Climate Change - Through the Looking Glass


We look upon this world through glass - it is like we are observing devastating climatic changes on another planet.

Attempts to communicate the science of climate change in order to promote awareness and stimulate action have had unexpected consequences.

By educating about concepts such as the greenhouse effect, solar radiation, ice cap albedo, positive climate feedbacks, thermal expansion of sea water and so on we have academicised climate change.

The public communication of climate change has been so heavily based within science that we have now come to a strange place indeed. We are able to look at changes occurring to the Earth in a completely objective way.

When I first started communicating climate change with Defra in 2005 if you showed someone a picture of an iceberg the size of Manhattan breaking off Antarctica they would react with shock and awe.
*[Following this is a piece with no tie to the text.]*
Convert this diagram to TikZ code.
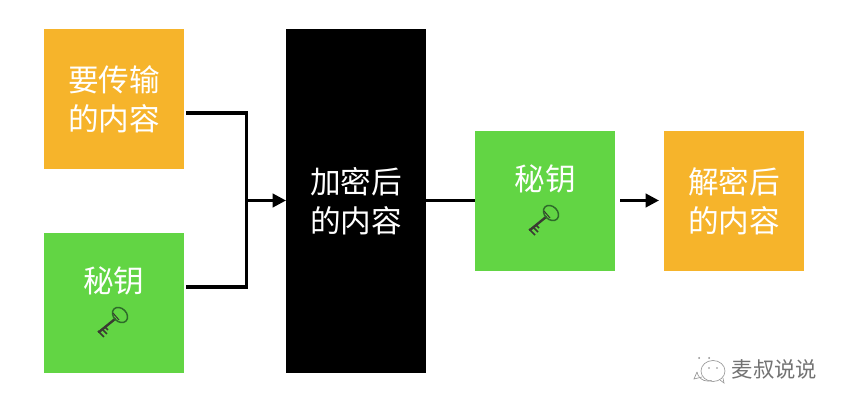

Now after years of climate change headlines and education the response would be much more flaccid.

I have studied ancient climate change on Mars and I see so many similarities between how NASA communicate this and how we talk about current anthropogenic climate change on Earth.

We have managed to exclude climate change from our everyday lives by regarding it as a deeply scientific concept. Climate change conversations are seen as the territory of professors and the public are wary of raising climate discussions in everyday life for fear of being shot down by 'that know-it-all person' who has memorized the statistics from the most recent climate change report.

This objectification of climate change has added to the dichotomy between environment and society. It is one more example of how we view ourselves and our modern lifestyles as distant from the natural world. We need to wake up to the realization that we are intimately connected to the world around us in order to tackle climate change.

A mindset that perpetuates this environment-society dichotomy enforces technical solutions to natural problems. This Confucian view of climate change would have us engineer ourselves out of climate change problems. Such a mindset encourages society to accept ever greater risks by pitting ourselves against nature; such as building higher and higher flood walls to combat storm surges. This unsustainable practice will eventually fail -- we need a response to climate change much more in sync with the natural world. To do this we have first break the glass surrounding this scientific climate change illusion.

We must accept the dramatic changes happening to the natural world and ground these climate realities into everyday life. Climate change is not an abstract and scientific concept -- it is real and it is personal.